• [What needs to be done] Print word for word the first line of the listing below and every line after it, through the line with "import plotly.graph_objects as go". Leave out the pictures and the rest.

[Start of Information shown]

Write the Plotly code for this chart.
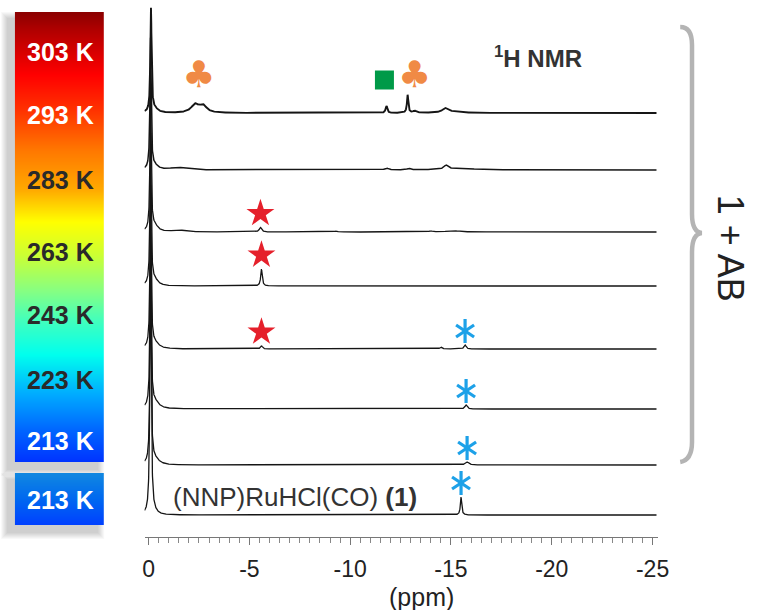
import numpy as np
import plotly.graph_objects as go

# ------------------------------------------------------------------ data
# Spectra from top to bottom; each one is a list of peaks:
# (chemical shift / ppm, intensity, half width / ppm)
peaks_303K = [(-0.12, 103, 0.035), (-0.30, 4, 0.20), (-2.30, 8, 0.22), (-2.70, 7, 0.22),
              (-11.80, 7, 0.05), (-12.85, 18, 0.04), (-13.20, 2, 0.10),
              (-14.70, 4, 0.15), (-15.00, 1.5, 0.50)]
peaks_293K = [(-0.10, 130, 0.035), (-0.30, 4, 0.20), (-1.50, 2.5, 0.50),
              (-11.80, 2, 0.10), (-12.90, 1.5, 0.10), (-14.75, 4, 0.12), (-15.40, 1.5, 0.90)]
peaks_283K = [(-0.10, 140, 0.035), (-0.30, 6, 0.20), (-1.50, 1.8, 0.40), (-5.55, 4.5, 0.07),
              (-9.30, 0.8, 0.10), (-14.00, 1.0, 0.10), (-15.10, 1.5, 0.30)]
peaks_263K = [(-0.10, 150, 0.035), (-0.30, 6, 0.20), (-5.60, 17, 0.045)]
peaks_243K = [(-0.10, 160, 0.035), (-0.30, 6, 0.25), (-5.60, 3, 0.06),
              (-14.50, 2, 0.06), (-15.70, 4, 0.06)]
peaks_223K = [(-0.10, 180, 0.035), (-0.30, 7, 0.25), (-15.75, 4, 0.07)]
peaks_213K = [(-0.10, 200, 0.035), (-0.30, 6, 0.25), (-15.80, 3, 0.10)]
peaks_cmpd1 = [(-0.10, 300, 0.035), (-0.25, 3, 0.20), (-15.50, 18, 0.04)]

spectra = [peaks_303K, peaks_293K, peaks_283K, peaks_263K,
           peaks_243K, peaks_223K, peaks_213K, peaks_cmpd1]

temperature_labels = ["303 K", "293 K", "283 K", "263 K", "243 K", "223 K", "213 K"]
single_label = "213 K"

tick_values = [0, -5, -10, -15, -20, -25]
tick_labels = ["0", "-5", "-10", "-15", "-20", "-25"]

# assignment marks: (spectrum index, shift / ppm)
club_marks = [(0, -2.50), (0, -13.20)]
square_marks = [(0, -11.70)]
star_marks = [(2, -5.55), (3, -5.60), (4, -5.60)]
asterisk_marks = [(4, -15.70), (5, -15.75), (6, -15.80), (7, -15.50)]

# ------------------------------------------------------------------ layout constants
W, H = 761, 610
FONT = "Liberation Sans, Arial, sans-serif"
PLOT_BOTTOM = 537                     # pixel row of the ppm axis
baseline_rows = [113, 170, 232, 286, 349, 409, 465, 515]
line_widths = [1.9, 1.5, 1.3, 1.3, 1.3, 1.3, 1.3, 1.3]


def px(x):
    return x / W


def py(y):
    return 1 - y / H


ppm = np.arange(0.2, -25.2, -0.005)


def lineshape(peaks, x):
    y = np.zeros_like(x)
    for c, h, g in peaks:
        y += h * g * g / ((x - c) ** 2 + g * g)
    return y


fig = go.Figure()

offsets = [PLOT_BOTTOM - r for r in baseline_rows]
curves = []
for peaks, off, lw in zip(spectra, offsets, line_widths):
    yy = lineshape(peaks, ppm)
    curves.append(yy)
    fig.add_trace(go.Scatter(
        x=ppm, y=yy + off, mode="lines",
        line=dict(color="#151515", width=lw),
        hoverinfo="skip", showlegend=False))


def local_top(idx, shift, win=0.15):
    m = np.abs(ppm - shift) <= win
    return curves[idx][m].max()


# clubs and square sit on one row above the top trace
club_x = [s for _, s in club_marks]
club_y = [offsets[i] + 35 for i, _ in club_marks]
fig.add_trace(go.Scatter(
    x=club_x, y=club_y, mode="text", text=["\u2663"] * len(club_x),
    textfont=dict(family="DejaVu Sans", size=37, color="#F08A45"),
    cliponaxis=False, hoverinfo="skip", showlegend=False))

sq_x = [s for _, s in square_marks]
sq_y = [offsets[i] + 33 for i, _ in square_marks]
fig.add_trace(go.Scatter(
    x=sq_x, y=sq_y, mode="markers",
    marker=dict(symbol="square", size=19, color="#009A48", line=dict(width=0)),
    cliponaxis=False, hoverinfo="skip", showlegend=False))

st_x = [s for _, s in star_marks]
st_y = [offsets[i] + local_top(i, s) + 14 for i, s in star_marks]
fig.add_trace(go.Scatter(
    x=st_x, y=st_y, mode="markers",
    marker=dict(symbol="star", size=21, color="#E5202B", line=dict(width=0)),
    cliponaxis=False, hoverinfo="skip", showlegend=False))

as_x = [s for _, s in asterisk_marks]
as_y = [offsets[i] + local_top(i, s) + 14 for i, s in asterisk_marks]
for sym in ("y-up-open", "y-down-open"):
    fig.add_trace(go.Scatter(
        x=as_x, y=as_y, mode="markers",
        marker=dict(symbol=sym, size=15, color="#1DA1E8",
                    line=dict(width=3.2, color="#1DA1E8")),
        cliponaxis=False, hoverinfo="skip", showlegend=False))

# ------------------------------------------------------------------ temperature bar
bar_scale = [
    [0.000, "#0033ff"], [0.071, "#0066ff"], [0.149, "#00aaff"], [0.238, "#00ffee"],
    [0.316, "#44ffbb"], [0.382, "#88ff80"], [0.460, "#ccff33"], [0.533, "#ffff00"],
    [0.604, "#ffaa00"], [0.693, "#ff7700"], [0.780, "#ff3300"], [0.860, "#ff0000"],
    [0.960, "#b00000"], [1.000, "#8a0000"]]
n = 450
edges = np.linspace(0, 1, n + 1)
zz = np.repeat(((edges[:-1] + edges[1:]) / 2)[:, None], 2, axis=1)
fig.add_trace(go.Heatmap(
    x=[0, 0.5, 1], y=edges, z=zz, zmin=0, zmax=1, colorscale=bar_scale,
    showscale=False, hoverinfo="skip", xaxis="x2", yaxis="y2"))

box_scale = [[0, "#0040ff"], [0.5, "#0068f0"], [1, "#1188e0"]]
fig.add_trace(go.Heatmap(
    x=[0, 0.5, 1], y=edges, z=zz, zmin=0, zmax=1, colorscale=box_scale,
    showscale=False, hoverinfo="skip", xaxis="x3", yaxis="y3"))

BAR = (13, 12, 104, 462)
BOX = (13, 473, 104, 525)

shapes = []
# soft drop shadows behind the bar and the box
for (x0, y0, x1, y1) in (BAR, BOX):
    for k in range(7):
        shapes.append(dict(
            type="rect", xref="paper", yref="paper", layer="below",
            x0=px(x0 - 8 - k), x1=px(x1 - 6 + k), y0=py(y0 + 6 - k), y1=py(y1 + 8 + k),
            line=dict(width=0), fillcolor="rgba(0,0,0,0.028)"))

# curly brace grouping the 1 + AB spectra
bx = [(690, 27), (702, 27), (702, 45), (702, 214), (702, 232), (712, 233),
      (702, 234), (702, 252), (702, 442), (702, 460), (690, 462)]
P = [(px(x), py(y)) for x, y in bx]
path = ("M {0[0]},{0[1]} Q {1[0]},{1[1]} {2[0]},{2[1]} L {3[0]},{3[1]} "
        "Q {4[0]},{4[1]} {5[0]},{5[1]} Q {6[0]},{6[1]} {7[0]},{7[1]} "
        "L {8[0]},{8[1]} Q {9[0]},{9[1]} {10[0]},{10[1]}").format(*P)
shapes.append(dict(type="path", xref="paper", yref="paper", path=path,
                   line=dict(color="#b4b4b4", width=4.5)))

annotations = []
label_rows = [52, 115, 180, 252, 315, 380, 441]
label_colors = ["#ffffff", "#ffffff", "#2a2a2a", "#2a2a2a", "#2a2a2a", "#2a2a2a", "#ffffff"]
for t, r, c in zip(temperature_labels, label_rows, label_colors):
    annotations.append(dict(
        xref="paper", yref="paper", x=px(60), y=py(r), text="<b>%s</b>" % t,
        showarrow=False, font=dict(family=FONT, size=25, color=c),
        xanchor="center", yanchor="middle"))
annotations.append(dict(
    xref="paper", yref="paper", x=px(60), y=py(500), text="<b>%s</b>" % single_label,
    showarrow=False, font=dict(family=FONT, size=25, color="#ffffff"),
    xanchor="center", yanchor="middle"))

annotations += [
    dict(xref="paper", yref="paper", x=px(545), y=py(57),
         text="<b><sup>1</sup>H NMR</b>", showarrow=False,
         font=dict(family=FONT, size=24, color="#333333"),
         xanchor="center", yanchor="middle"),
    dict(xref="paper", yref="paper", x=px(172), y=py(497),
         text="(NNP)RuHCl(CO) <b>(1)</b>", showarrow=False,
         font=dict(family=FONT, size=26, color="#333333"),
         xanchor="left", yanchor="middle"),
    dict(xref="paper", yref="paper", x=px(742), y=py(248),
         text="1 + AB", textangle=90, showarrow=False,
         font=dict(family=FONT, size=36, color="#222222"),
         xanchor="center", yanchor="middle"),
    dict(xref="paper", yref="paper", x=px(427), y=py(597),
         text="(ppm)", showarrow=False,
         font=dict(family=FONT, size=25, color="#222222"),
         xanchor="center", yanchor="middle"),
]

fig.update_layout(
    width=W, height=H, margin=dict(l=0, r=0, t=0, b=0),
    paper_bgcolor="white", plot_bgcolor="white",
    font=dict(family=FONT),
    showlegend=False,
    xaxis=dict(domain=[px(145), px(667)], range=[0.2, -25.25], anchor="y",
               showline=True, linecolor="#777777", linewidth=1.2,
               ticks="outside", ticklen=7, tickcolor="#777777", tickwidth=1,
               tickmode="array", tickvals=tick_values, ticktext=tick_labels,
               tickfont=dict(family=FONT, size=23, color="#222222"),
               ticklabelstandoff=4,
               minor=dict(dtick=0.5, tick0=0, ticks="outside", ticklen=5,
                          tickcolor="#888888", tickwidth=1, showgrid=False),
               showgrid=False, zeroline=False, fixedrange=True),
    yaxis=dict(domain=[1 - PLOT_BOTTOM / H, 1], range=[0, PLOT_BOTTOM], visible=False,
               fixedrange=True),
    xaxis2=dict(domain=[px(BAR[0]), px(BAR[2])], range=[0, 1], visible=False, anchor="y2"),
    yaxis2=dict(domain=[py(BAR[3]), py(BAR[1])], range=[0, 1], visible=False, anchor="x2"),
    xaxis3=dict(domain=[px(BOX[0]), px(BOX[2])], range=[0, 1], visible=False, anchor="y3"),
    yaxis3=dict(domain=[py(BOX[3]), py(BOX[1])], range=[0, 1], visible=False, anchor="x3"),
    shapes=shapes, annotations=annotations,
)

fig.write_html("out.html")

[End of Information shown]

• [Complete response]
Write the Plotly code for this chart.
import numpy as np
import plotly.graph_objects as go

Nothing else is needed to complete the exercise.